— start Data —

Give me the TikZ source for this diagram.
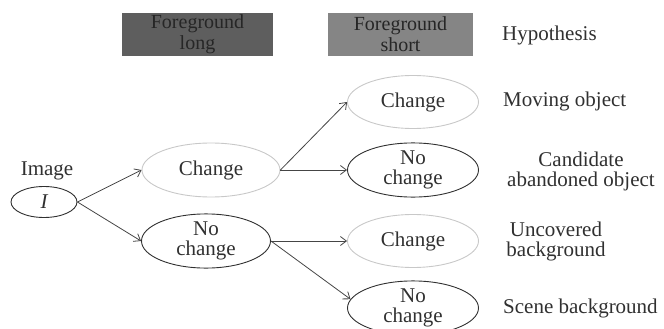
\documentclass[tikz,border=0pt]{standalone}
\usepackage{fontspec}
\setmainfont{Liberation Serif}
\usetikzlibrary{arrows.meta,shapes.geometric}
\definecolor{txt}{HTML}{303030}
\definecolor{hdrtxt}{HTML}{262626}
\definecolor{darkbox}{HTML}{5E5E5E}
\definecolor{lightbox}{HTML}{858585}
\definecolor{lightedge}{HTML}{C8C8C8}
\begin{document}
\begin{tikzpicture}[x=1pt,y=-1pt,
  every node/.style={font=\fontsize{21}{20}\selectfont, text=txt, align=center, inner sep=0pt},
  ell/.style={draw=txt, line width=0.9pt, ellipse, minimum width=131pt, minimum height=53pt},
  lell/.style={draw=lightedge, line width=0.9pt, ellipse, minimum width=131pt, minimum height=53pt},
  hdr/.style={rectangle, text=hdrtxt, minimum height=43pt},
  lab/.style={anchor=west},
  arr/.style={draw=txt!90, line width=0.8pt, -{Straight Barb[length=6pt,width=9pt]}}
]
\useasboundingbox (0,0) rectangle (664,329);
\path (0,0) rectangle (664,329);
% header boxes
\node[hdr, fill=darkbox, minimum width=151pt, font=\fontsize{20}{18}\selectfont] (fl) at (197.5,34.5) {\raisebox{3pt}{\shortstack{Foreground\\long}}};
\node[hdr, fill=lightbox, minimum width=145pt, font=\fontsize{20}{18}\selectfont] (fs) at (400.5,35) {\raisebox{2pt}{\shortstack{Foreground\\short}}};
\node[lab] (hyp) at (502,35) {Hypothesis};
% image
\node (imglab) at (47,171) {Image};
\node[draw=txt, line width=0.9pt, ellipse, minimum width=66pt, minimum height=31pt] (I) at (44,202) {\itshape I};
% level 1
\node[lell, minimum width=138pt, minimum height=54pt] (c1) at (211,170) {Change};
\node[ell, minimum width=129pt] (n1) at (206,241) {No\\change};
% level 2
\node[lell] (c2a) at (413,102) {Change};
\node[ell] (n2a) at (413,170) {No\\change};
\node[lell] (c2b) at (413,241) {Change};
\node[ell] (n2b) at (413,308) {No\\change};
% labels
\node[lab] (l1) at (503,101) {Moving object};
\node (l2) at (581,171) {Candidate\\abandoned object};
\node (l3) at (556,241) {Uncovered\\background};
\node[lab] (l4) at (503,308) {Scene background};
% arrows
\draw[arr] (I.east) -- (c1.west);
\draw[arr] (I.east) -- (n1.west);
\draw[arr] (c1.east) -- (c2a.west);
\draw[arr] (c1.east) -- (n2a.west);
\draw[arr] (n1.east) -- (c2b.west);
\draw[arr] (n1.east) -- (n2b.172);
\end{tikzpicture}
\end{document}
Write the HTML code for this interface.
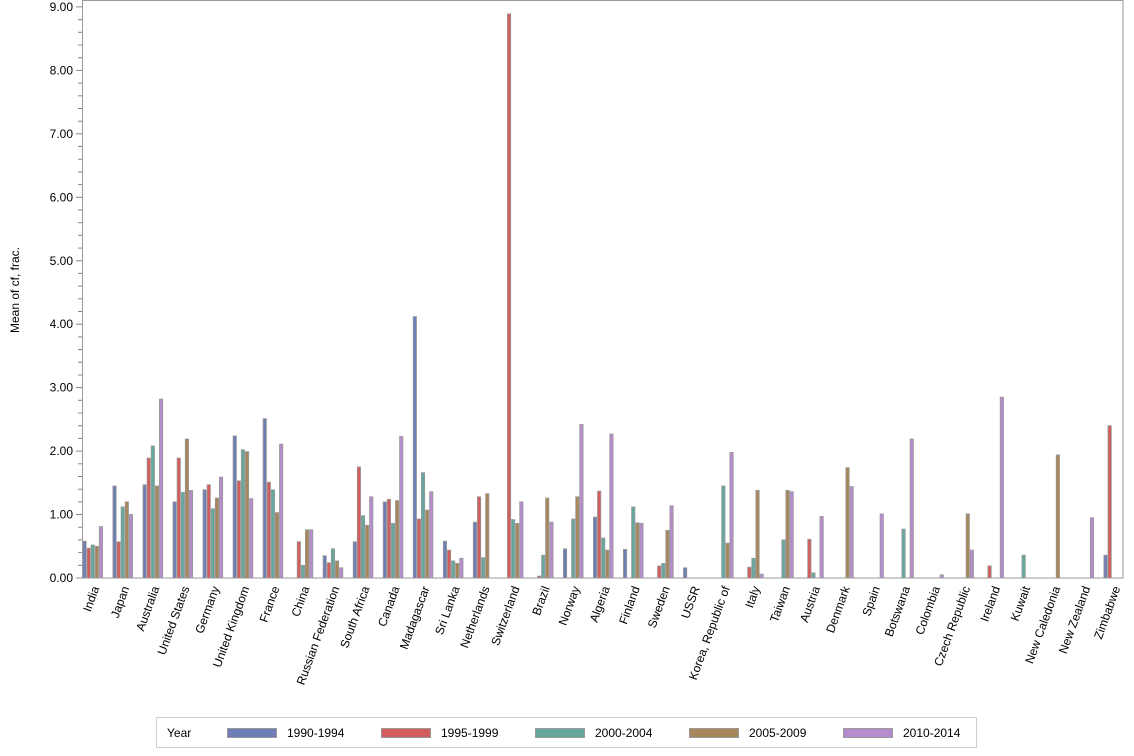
<!DOCTYPE html>
<html><head><meta charset="utf-8"><style>
html,body{margin:0;padding:0;background:#fff;}
svg{display:block;font-family:"Liberation Sans",sans-serif;}
</style></head><body>
<svg id="c" width="1134" height="756" xmlns="http://www.w3.org/2000/svg"></svg>
<script>
var s=document.getElementById('c');
var h='';
var cols=['#6f7db5','#d35c5c','#66a89d','#a8865b','#b68ccd'];
var data=[
['India',[0.58,0.47,0.52,0.50,0.81]],
['Japan',[1.45,0.57,1.12,1.20,1.00]],
['Australia',[1.47,1.89,2.08,1.45,2.82]],
['United States',[1.20,1.89,1.35,2.19,1.38]],
['Germany',[1.39,1.47,1.09,1.26,1.59]],
['United Kingdom',[2.24,1.53,2.02,1.99,1.25]],
['France',[2.51,1.51,1.39,1.03,2.11]],
['China',[0,0.57,0.20,0.76,0.76]],
['Russian Federation',[0.35,0.24,0.46,0.27,0.16]],
['South Africa',[0.57,1.75,0.98,0.83,1.28]],
['Canada',[1.20,1.24,0.86,1.22,2.23]],
['Madagascar',[4.12,0.93,1.66,1.07,1.36]],
['Sri Lanka',[0.58,0.44,0.27,0.23,0.31]],
['Netherlands',[0.88,1.28,0.32,1.33,0]],
['Switzerland',[0,8.89,0.92,0.86,1.20]],
['Brazil',[0,0.03,0.36,1.26,0.88]],
['Norway',[0.46,0,0.93,1.28,2.42]],
['Algeria',[0.96,1.37,0.63,0.44,2.27]],
['Finland',[0.45,0,1.12,0.87,0.86]],
['Sweden',[0,0.19,0.23,0.75,1.14]],
['USSR',[0.16,0,0,0,0]],
['Korea, Republic of',[0,0,1.45,0.55,1.98]],
['Italy',[0,0.17,0.31,1.38,0.06]],
['Taiwan',[0,0,0.60,1.38,1.36]],
['Austria',[0,0.61,0.08,0,0.97]],
['Denmark',[0,0,0,1.74,1.44]],
['Spain',[0,0,0,0,1.01]],
['Botswana',[0,0,0.77,0,2.19]],
['Colombia',[0,0,0,0,0.05]],
['Czech Republic',[0,0,0,1.01,0.44]],
['Ireland',[0,0.19,0,0,2.85]],
['Kuwait',[0,0,0.36,0,0]],
['New Caledonia',[0,0,0,1.94,0]],
['New Zealand',[0,0,0,0,0.95]],
['Zimbabwe',[0.36,2.40,0,0,0]]];
var y0=578,k=63.45;
h+='<rect x="82.5" y="0.5" width="1040.5" height="577.5" fill="none" stroke="#9a9a9a" stroke-width="1"/>';
for(var i=0;i<=45;i++){var v=i*0.2;var y=y0-v*k;var maj=(i%5==0);
 h+='<line x1="'+(maj?76:78)+'" x2="82" y1="'+y.toFixed(1)+'" y2="'+y.toFixed(1)+'" stroke="#888"/>';
 if(maj)h+='<text x="73" y="'+(y+4).toFixed(1)+'" font-size="12" text-anchor="end" fill="#000">'+(v).toFixed(2)+'</text>';}
h+='<text transform="translate(19,290) rotate(-90)" font-size="12" text-anchor="middle">Mean of cf, frac.</text>';
for(var g=0;g<data.length;g++){var x0=82.4+g*30.03;
 for(var b=0;b<5;b++){var v=data[g][1][b];if(v<=0)continue;var hh=v*k;
  h+='<rect x="'+(x0+b*4.1+0.5).toFixed(1)+'" y="'+(y0-hh).toFixed(1)+'" width="3.3" height="'+hh.toFixed(1)+'" fill="'+cols[b]+'" stroke="#9a9a9a" stroke-width="0.8"/>';}
 var cx=x0+14;
 h+='<text transform="translate('+(cx+3).toFixed(1)+',588) rotate(-70)" font-size="12" text-anchor="end">'+data[g][0]+'</text>';}
h+='<rect x="156.5" y="717.5" width="820" height="30" fill="none" stroke="#cfcfcf"/>';
h+='<text x="167" y="737" font-size="12">Year</text>';
var labs=['1990-1994','1995-1999','2000-2004','2005-2009','2010-2014'];
for(var i=0;i<5;i++){var lx=227+i*154;
 h+='<rect x="'+(lx+0.5)+'" y="728.5" width="49" height="9" fill="'+cols[i]+'" stroke="#9a9a9a"/>';
 h+='<text x="'+(lx+60)+'" y="737" font-size="12">'+labs[i]+'</text>';}
s.innerHTML=h;
</script>
</body></html>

— end Data —

## Given request:
In your copy of the records, include no pictures; repeat everything else exactly.

## Task result:
Give me the TikZ source for this diagram.
\documentclass[tikz,border=0pt]{standalone}
\usepackage{fontspec}
\setmainfont{Liberation Serif}
\usetikzlibrary{arrows.meta,shapes.geometric}
\definecolor{txt}{HTML}{303030}
\definecolor{hdrtxt}{HTML}{262626}
\definecolor{darkbox}{HTML}{5E5E5E}
\definecolor{lightbox}{HTML}{858585}
\definecolor{lightedge}{HTML}{C8C8C8}
\begin{document}
\begin{tikzpicture}[x=1pt,y=-1pt,
  every node/.style={font=\fontsize{21}{20}\selectfont, text=txt, align=center, inner sep=0pt},
  ell/.style={draw=txt, line width=0.9pt, ellipse, minimum width=131pt, minimum height=53pt},
  lell/.style={draw=lightedge, line width=0.9pt, ellipse, minimum width=131pt, minimum height=53pt},
  hdr/.style={rectangle, text=hdrtxt, minimum height=43pt},
  lab/.style={anchor=west},
  arr/.style={draw=txt!90, line width=0.8pt, -{Straight Barb[length=6pt,width=9pt]}}
]
\useasboundingbox (0,0) rectangle (664,329);
\path (0,0) rectangle (664,329);
% header boxes
\node[hdr, fill=darkbox, minimum width=151pt, font=\fontsize{20}{18}\selectfont] (fl) at (197.5,34.5) {\raisebox{3pt}{\shortstack{Foreground\\long}}};
\node[hdr, fill=lightbox, minimum width=145pt, font=\fontsize{20}{18}\selectfont] (fs) at (400.5,35) {\raisebox{2pt}{\shortstack{Foreground\\short}}};
\node[lab] (hyp) at (502,35) {Hypothesis};
% image
\node (imglab) at (47,171) {Image};
\node[draw=txt, line width=0.9pt, ellipse, minimum width=66pt, minimum height=31pt] (I) at (44,202) {\itshape I};
% level 1
\node[lell, minimum width=138pt, minimum height=54pt] (c1) at (211,170) {Change};
\node[ell, minimum width=129pt] (n1) at (206,241) {No\\change};
% level 2
\node[lell] (c2a) at (413,102) {Change};
\node[ell] (n2a) at (413,170) {No\\change};
\node[lell] (c2b) at (413,241) {Change};
\node[ell] (n2b) at (413,308) {No\\change};
% labels
\node[lab] (l1) at (503,101) {Moving object};
\node (l2) at (581,171) {Candidate\\abandoned object};
\node (l3) at (556,241) {Uncovered\\background};
\node[lab] (l4) at (503,308) {Scene background};
% arrows
\draw[arr] (I.east) -- (c1.west);
\draw[arr] (I.east) -- (n1.west);
\draw[arr] (c1.east) -- (c2a.west);
\draw[arr] (c1.east) -- (n2a.west);
\draw[arr] (n1.east) -- (c2b.west);
\draw[arr] (n1.east) -- (n2b.172);
\end{tikzpicture}
\end{document}
Write the HTML code for this interface.
<!DOCTYPE html>
<html><head><meta charset="utf-8"><style>
html,body{margin:0;padding:0;background:#fff;}
svg{display:block;font-family:"Liberation Sans",sans-serif;}
</style></head><body>
<svg id="c" width="1134" height="756" xmlns="http://www.w3.org/2000/svg"></svg>
<script>
var s=document.getElementById('c');
var h='';
var cols=['#6f7db5','#d35c5c','#66a89d','#a8865b','#b68ccd'];
var data=[
['India',[0.58,0.47,0.52,0.50,0.81]],
['Japan',[1.45,0.57,1.12,1.20,1.00]],
['Australia',[1.47,1.89,2.08,1.45,2.82]],
['United States',[1.20,1.89,1.35,2.19,1.38]],
['Germany',[1.39,1.47,1.09,1.26,1.59]],
['United Kingdom',[2.24,1.53,2.02,1.99,1.25]],
['France',[2.51,1.51,1.39,1.03,2.11]],
['China',[0,0.57,0.20,0.76,0.76]],
['Russian Federation',[0.35,0.24,0.46,0.27,0.16]],
['South Africa',[0.57,1.75,0.98,0.83,1.28]],
['Canada',[1.20,1.24,0.86,1.22,2.23]],
['Madagascar',[4.12,0.93,1.66,1.07,1.36]],
['Sri Lanka',[0.58,0.44,0.27,0.23,0.31]],
['Netherlands',[0.88,1.28,0.32,1.33,0]],
['Switzerland',[0,8.89,0.92,0.86,1.20]],
['Brazil',[0,0.03,0.36,1.26,0.88]],
['Norway',[0.46,0,0.93,1.28,2.42]],
['Algeria',[0.96,1.37,0.63,0.44,2.27]],
['Finland',[0.45,0,1.12,0.87,0.86]],
['Sweden',[0,0.19,0.23,0.75,1.14]],
['USSR',[0.16,0,0,0,0]],
['Korea, Republic of',[0,0,1.45,0.55,1.98]],
['Italy',[0,0.17,0.31,1.38,0.06]],
['Taiwan',[0,0,0.60,1.38,1.36]],
['Austria',[0,0.61,0.08,0,0.97]],
['Denmark',[0,0,0,1.74,1.44]],
['Spain',[0,0,0,0,1.01]],
['Botswana',[0,0,0.77,0,2.19]],
['Colombia',[0,0,0,0,0.05]],
['Czech Republic',[0,0,0,1.01,0.44]],
['Ireland',[0,0.19,0,0,2.85]],
['Kuwait',[0,0,0.36,0,0]],
['New Caledonia',[0,0,0,1.94,0]],
['New Zealand',[0,0,0,0,0.95]],
['Zimbabwe',[0.36,2.40,0,0,0]]];
var y0=578,k=63.45;
h+='<rect x="82.5" y="0.5" width="1040.5" height="577.5" fill="none" stroke="#9a9a9a" stroke-width="1"/>';
for(var i=0;i<=45;i++){var v=i*0.2;var y=y0-v*k;var maj=(i%5==0);
 h+='<line x1="'+(maj?76:78)+'" x2="82" y1="'+y.toFixed(1)+'" y2="'+y.toFixed(1)+'" stroke="#888"/>';
 if(maj)h+='<text x="73" y="'+(y+4).toFixed(1)+'" font-size="12" text-anchor="end" fill="#000">'+(v).toFixed(2)+'</text>';}
h+='<text transform="translate(19,290) rotate(-90)" font-size="12" text-anchor="middle">Mean of cf, frac.</text>';
for(var g=0;g<data.length;g++){var x0=82.4+g*30.03;
 for(var b=0;b<5;b++){var v=data[g][1][b];if(v<=0)continue;var hh=v*k;
  h+='<rect x="'+(x0+b*4.1+0.5).toFixed(1)+'" y="'+(y0-hh).toFixed(1)+'" width="3.3" height="'+hh.toFixed(1)+'" fill="'+cols[b]+'" stroke="#9a9a9a" stroke-width="0.8"/>';}
 var cx=x0+14;
 h+='<text transform="translate('+(cx+3).toFixed(1)+',588) rotate(-70)" font-size="12" text-anchor="end">'+data[g][0]+'</text>';}
h+='<rect x="156.5" y="717.5" width="820" height="30" fill="none" stroke="#cfcfcf"/>';
h+='<text x="167" y="737" font-size="12">Year</text>';
var labs=['1990-1994','1995-1999','2000-2004','2005-2009','2010-2014'];
for(var i=0;i<5;i++){var lx=227+i*154;
 h+='<rect x="'+(lx+0.5)+'" y="728.5" width="49" height="9" fill="'+cols[i]+'" stroke="#9a9a9a"/>';
 h+='<text x="'+(lx+60)+'" y="737" font-size="12">'+labs[i]+'</text>';}
s.innerHTML=h;
</script>
</body></html>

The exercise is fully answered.